OBJECTIVE |
Skip the pictures and quote all of the lines exactly.

====== SUPPLIED INFORMATION

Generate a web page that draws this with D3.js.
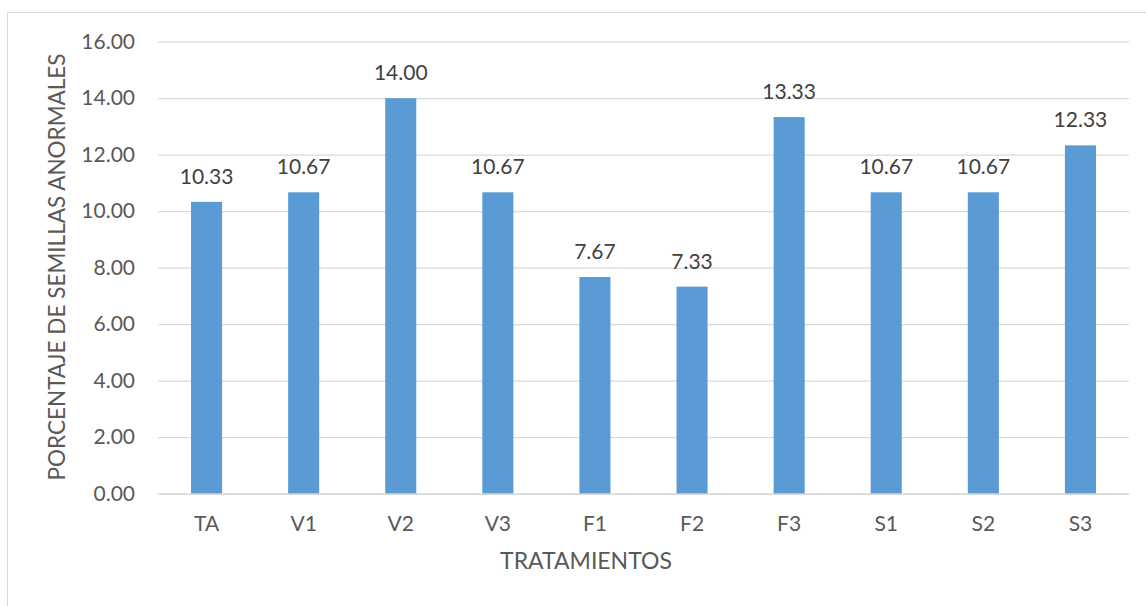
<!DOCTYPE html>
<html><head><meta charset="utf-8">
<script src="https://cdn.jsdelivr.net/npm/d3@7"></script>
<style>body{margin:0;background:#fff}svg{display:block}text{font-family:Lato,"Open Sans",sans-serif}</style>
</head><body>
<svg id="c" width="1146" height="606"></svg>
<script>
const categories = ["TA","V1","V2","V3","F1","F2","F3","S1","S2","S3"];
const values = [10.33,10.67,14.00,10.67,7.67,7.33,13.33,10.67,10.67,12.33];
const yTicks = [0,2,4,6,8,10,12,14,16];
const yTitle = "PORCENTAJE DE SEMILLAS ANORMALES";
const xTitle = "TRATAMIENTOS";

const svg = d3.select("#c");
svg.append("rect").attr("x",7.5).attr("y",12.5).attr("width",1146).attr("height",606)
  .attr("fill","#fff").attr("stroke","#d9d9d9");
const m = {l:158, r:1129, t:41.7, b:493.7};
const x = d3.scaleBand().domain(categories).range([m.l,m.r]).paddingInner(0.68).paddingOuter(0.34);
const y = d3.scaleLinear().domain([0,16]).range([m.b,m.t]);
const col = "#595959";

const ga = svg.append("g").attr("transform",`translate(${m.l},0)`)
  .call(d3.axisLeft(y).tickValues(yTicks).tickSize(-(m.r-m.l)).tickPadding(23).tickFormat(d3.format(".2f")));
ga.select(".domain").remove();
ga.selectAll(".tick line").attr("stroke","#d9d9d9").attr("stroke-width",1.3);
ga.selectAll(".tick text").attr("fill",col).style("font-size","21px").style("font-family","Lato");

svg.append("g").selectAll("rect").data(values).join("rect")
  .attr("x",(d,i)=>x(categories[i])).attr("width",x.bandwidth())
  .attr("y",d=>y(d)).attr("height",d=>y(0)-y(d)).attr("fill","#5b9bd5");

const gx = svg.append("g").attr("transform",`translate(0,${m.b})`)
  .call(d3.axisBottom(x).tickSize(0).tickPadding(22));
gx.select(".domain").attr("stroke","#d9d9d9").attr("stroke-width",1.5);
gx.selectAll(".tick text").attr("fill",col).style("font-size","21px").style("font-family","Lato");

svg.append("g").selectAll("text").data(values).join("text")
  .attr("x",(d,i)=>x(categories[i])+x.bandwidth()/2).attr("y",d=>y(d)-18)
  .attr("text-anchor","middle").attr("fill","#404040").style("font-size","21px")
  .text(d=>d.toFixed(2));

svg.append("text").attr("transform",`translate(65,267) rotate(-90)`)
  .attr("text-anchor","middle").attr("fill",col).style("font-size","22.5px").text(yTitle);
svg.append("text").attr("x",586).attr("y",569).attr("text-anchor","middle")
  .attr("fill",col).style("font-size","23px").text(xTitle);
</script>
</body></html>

============

OUTPUT OF THE TASK |
Generate a web page that draws this with D3.js.
<!DOCTYPE html>
<html><head><meta charset="utf-8">
<script src="https://cdn.jsdelivr.net/npm/d3@7"></script>
<style>body{margin:0;background:#fff}svg{display:block}text{font-family:Lato,"Open Sans",sans-serif}</style>
</head><body>
<svg id="c" width="1146" height="606"></svg>
<script>
const categories = ["TA","V1","V2","V3","F1","F2","F3","S1","S2","S3"];
const values = [10.33,10.67,14.00,10.67,7.67,7.33,13.33,10.67,10.67,12.33];
const yTicks = [0,2,4,6,8,10,12,14,16];
const yTitle = "PORCENTAJE DE SEMILLAS ANORMALES";
const xTitle = "TRATAMIENTOS";

const svg = d3.select("#c");
svg.append("rect").attr("x",7.5).attr("y",12.5).attr("width",1146).attr("height",606)
  .attr("fill","#fff").attr("stroke","#d9d9d9");
const m = {l:158, r:1129, t:41.7, b:493.7};
const x = d3.scaleBand().domain(categories).range([m.l,m.r]).paddingInner(0.68).paddingOuter(0.34);
const y = d3.scaleLinear().domain([0,16]).range([m.b,m.t]);
const col = "#595959";

const ga = svg.append("g").attr("transform",`translate(${m.l},0)`)
  .call(d3.axisLeft(y).tickValues(yTicks).tickSize(-(m.r-m.l)).tickPadding(23).tickFormat(d3.format(".2f")));
ga.select(".domain").remove();
ga.selectAll(".tick line").attr("stroke","#d9d9d9").attr("stroke-width",1.3);
ga.selectAll(".tick text").attr("fill",col).style("font-size","21px").style("font-family","Lato");

svg.append("g").selectAll("rect").data(values).join("rect")
  .attr("x",(d,i)=>x(categories[i])).attr("width",x.bandwidth())
  .attr("y",d=>y(d)).attr("height",d=>y(0)-y(d)).attr("fill","#5b9bd5");

const gx = svg.append("g").attr("transform",`translate(0,${m.b})`)
  .call(d3.axisBottom(x).tickSize(0).tickPadding(22));
gx.select(".domain").attr("stroke","#d9d9d9").attr("stroke-width",1.5);
gx.selectAll(".tick text").attr("fill",col).style("font-size","21px").style("font-family","Lato");

svg.append("g").selectAll("text").data(values).join("text")
  .attr("x",(d,i)=>x(categories[i])+x.bandwidth()/2).attr("y",d=>y(d)-18)
  .attr("text-anchor","middle").attr("fill","#404040").style("font-size","21px")
  .text(d=>d.toFixed(2));

svg.append("text").attr("transform",`translate(65,267) rotate(-90)`)
  .attr("text-anchor","middle").attr("fill",col).style("font-size","22.5px").text(yTitle);
svg.append("text").attr("x",586).attr("y",569).attr("text-anchor","middle")
  .attr("fill",col).style("font-size","23px").text(xTitle);
</script>
</body></html>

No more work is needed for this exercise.